Giving Chaucer a chance

Until recently, my sole experience with Geoffrey Chaucer came to me through my husband, who once had to recite a portion of The Canterbury Tales, in its original Middle English, for a high school class. He must’ve worked quite hard on said recitation, because I overhear him muttering it (when he’s not performing it for me, unsolicited) at least once week. While I’m interested in tackling more classics, perhaps you can sympathize with me when you hear that Chaucer is not on the list. I’ve had my fill - or so I thought.

This spring, though, my sister-in-law Stef gifted me a copy of The Wife of Willesden, a play by Zadie Smith I had never heard of. It had done a run in London, and was headed for Brooklyn. I was excited about it, but shelved it in favor of another book she’d purchased for me (which I’ll be reviewing later this month).

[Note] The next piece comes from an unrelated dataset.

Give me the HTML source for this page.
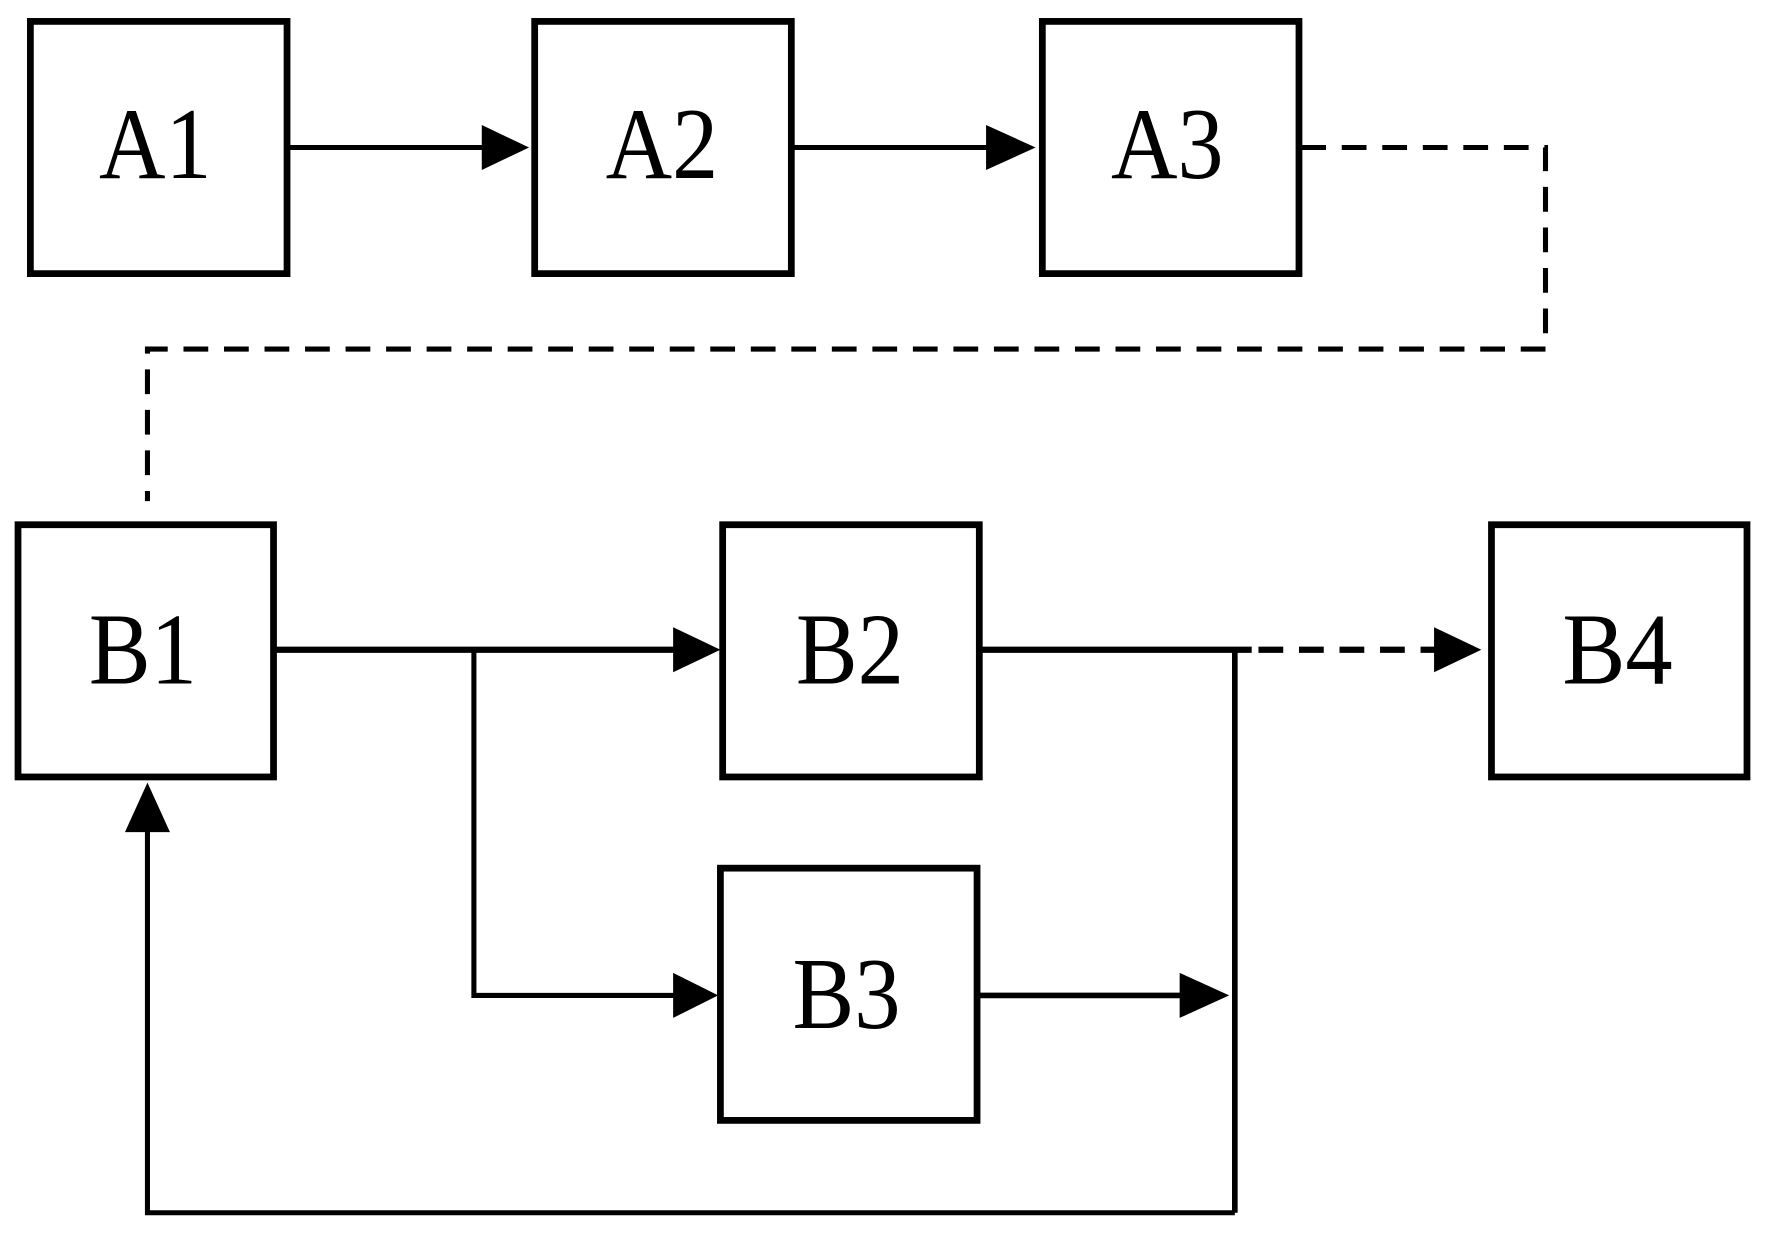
<!DOCTYPE html>
<html><head><meta charset="utf-8"><style>
html,body{margin:0;padding:0;background:#fff;}
svg{display:block;}
text{font-family:"Liberation Serif","Times New Roman",serif;font-size:90px;fill:#000;text-anchor:middle;}
</style></head><body>
<svg width="1765" height="1233" viewBox="0 0 1568 1095" preserveAspectRatio="none" xmlns="http://www.w3.org/2000/svg">
<g fill="none" stroke="#000" stroke-width="6">
<rect x="27" y="19" width="228" height="224"/>
<rect x="475" y="19" width="228" height="224"/>
<rect x="926" y="19" width="228" height="224"/>
<rect x="16" y="466" width="227" height="224"/>
<rect x="642" y="466" width="228" height="224"/>
<rect x="1325" y="466" width="227" height="224"/>
<rect x="640" y="771" width="228" height="224"/>
</g>
<g fill="none" stroke="#000" stroke-width="4.5">
<line x1="257" y1="131" x2="440" y2="131"/>
<line x1="705" y1="131" x2="890" y2="131"/>
<line x1="245" y1="577" x2="610" y2="577" stroke-width="5.5"/>
<polyline points="421,577 421,884 610,884"/>
<line x1="872" y1="577" x2="1112" y2="577" stroke-width="5.5"/>
<line x1="1097" y1="577" x2="1097" y2="1077" stroke-width="5"/>
<line x1="870" y1="884" x2="1060" y2="884" stroke-width="5"/>
<polyline points="1097,1077 131,1077 131,730"/>
</g>
<g fill="none" stroke="#000" stroke-width="4.5" stroke-dasharray="22,14">
<polyline points="1156,131 1373,131 1373,310 131,310 131,445"/>
<line x1="1118" y1="577" x2="1290" y2="577" stroke-width="5.5"/>
</g>
<g fill="#000">
<polygon points="470,131 428,111 428,151"/>
<polygon points="920,131 876,111 876,151"/>
<polygon points="640,577 598,557 598,597"/>
<polygon points="638,884 598,864 598,904"/>
<polygon points="1316,577 1274,557 1274,597"/>
<polygon points="1092,884 1048,864 1048,904"/>
<polygon points="131,695 111,739 151,739"/>
</g>
<g>
<text x="138" y="158" textLength="100" lengthAdjust="spacingAndGlyphs">A1</text>
<text x="588" y="158" textLength="100" lengthAdjust="spacingAndGlyphs">A2</text>
<text x="1037" y="158" textLength="100" lengthAdjust="spacingAndGlyphs">A3</text>
<text x="127" y="607" textLength="96" lengthAdjust="spacingAndGlyphs">B1</text>
<text x="755" y="607" textLength="96" lengthAdjust="spacingAndGlyphs">B2</text>
<text x="1437" y="607" textLength="98" lengthAdjust="spacingAndGlyphs">B4</text>
<text x="752" y="913" textLength="96" lengthAdjust="spacingAndGlyphs">B3</text>
</g>
</svg>
</body></html>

Come this fall, I was in search of a quick, sharp read, and the slim Smith volume on my desk caught my eye. I hadn’t even read the back, but I slipped it into my bag anyways, trusting both Stef’s recommendation and Smith’s expertise (the excellent cover didn’t hurt, either). Then I did something that I never do, but felt I had to so as not to go in fully blind: I read the book’s Foreword. (I never read Forewords. Sue me!) Here’s how Smith’s winding road to rewriting a Chaucer play began:

In 2020, Smith was commissioned by the a woman named Lois on the town council of Brent to write a piece celebrating their victory as London’s Borough of Culture 2020. Smith was honored (she loves Brent - she was born, raised, and currently lives there), but paralyzed (she’d been writing about Brent - explicitly and obliquely - for her entire career. “It’s like being asked to breathe, when breathing is all you do”). Smith found herself failing to come up with a suitable concept until, one day, facing yet another follow-up from Lois, her eyes landed on a copy of The Canterbury Tales on her bookshelf. She quickly abandoned the notion of rewriting them entirely, instead offering up a modern rewrite of The Wife of Bath, set on the Kilburn High Road in Willesden, North West London. The Kilburn High Road was, actually, relevant, as a part of the medieval Canterbury pilgrimage route.

Lois agreed, drafting up a press release announcing their partnership, which Smith approved without reading. And, despite the release saying nothing of the sort, everyone who read it seemed to interpret Smith agreeing to rewrite The Wife of Bath as Smith announcing she was writing a play. This may have started with one person spreading misinformation on Twitter, but by the time Smith caught wind of it, it was too late to turn back. Which meant she was writing a Chaucer-inspired play. For those unfamiliar with Chaucer’s oeuvre: he writes in rhyming couplets, a style to which Smith adhered. (Editor’s Note: when I reached the point in the Foreword where she revealed this, I was filled with dread. But when, not a few sentences later, she referred to writing the play as one of the most delightful experiences of her career, I regained confidence and soldiered on).

And that takes us to the play itself: The Wife of Bath comes from Ellesmere (c. 1387), one of Chaucer’s earliest Canterbury Tales manuscripts. The thrust of the story is this: a knight needs to find out “what women want” or else he will get executed. On his quest to find out, he encounters a young, sexually free woman named Alison, brash and unapologetic, married five times, and all-too-willing to share her thoughts on what makes a woman happy—or not. (See what I did there? If not: that was a rhyming couplet.)

In Smith’s retelling, the play is divided into three parts: The Wife of Willesden’s Prologue, in which Alvita, sitting in a pub in Kilburn High Road, takes center stage. For most of the prologue, she soliloquizes on her relationship with each of her five ex-husbands (all of whom are present at the pub, and step in to defend themselves), and what went wrong, all while getting scoldings from her religious aunt and a potentially shady megachurch pastor.

Act II, The Wife of Willesden’s tale, then transfers the reader to Jamaica, where a handsome and charming man whom Smith simply calls Young Maroon takes the role of the Arthurian Knight - tasked with finding out what women want - or death. He meets a wise but withered and old woman known only as Queen Nanny, whom he promises to marry if she gives him the answer. She does, and - naturally - he wants to reneg on the promise.

Our final act is Smith’s own Retraction, a page and a half written, in, the “author” (aka Smith), drops the couplets, and apologizes for offending Brent with “all of her previous books” (even award-winning authors have imposter syndrome)!

The back half of the book is the actual source text, The Wife of Bath, and while I loved reading Chaucer through Smith’s eyes, I’m not sure I’m ready for that. But if and when I am, I know my husband will be ready and waiting to translate.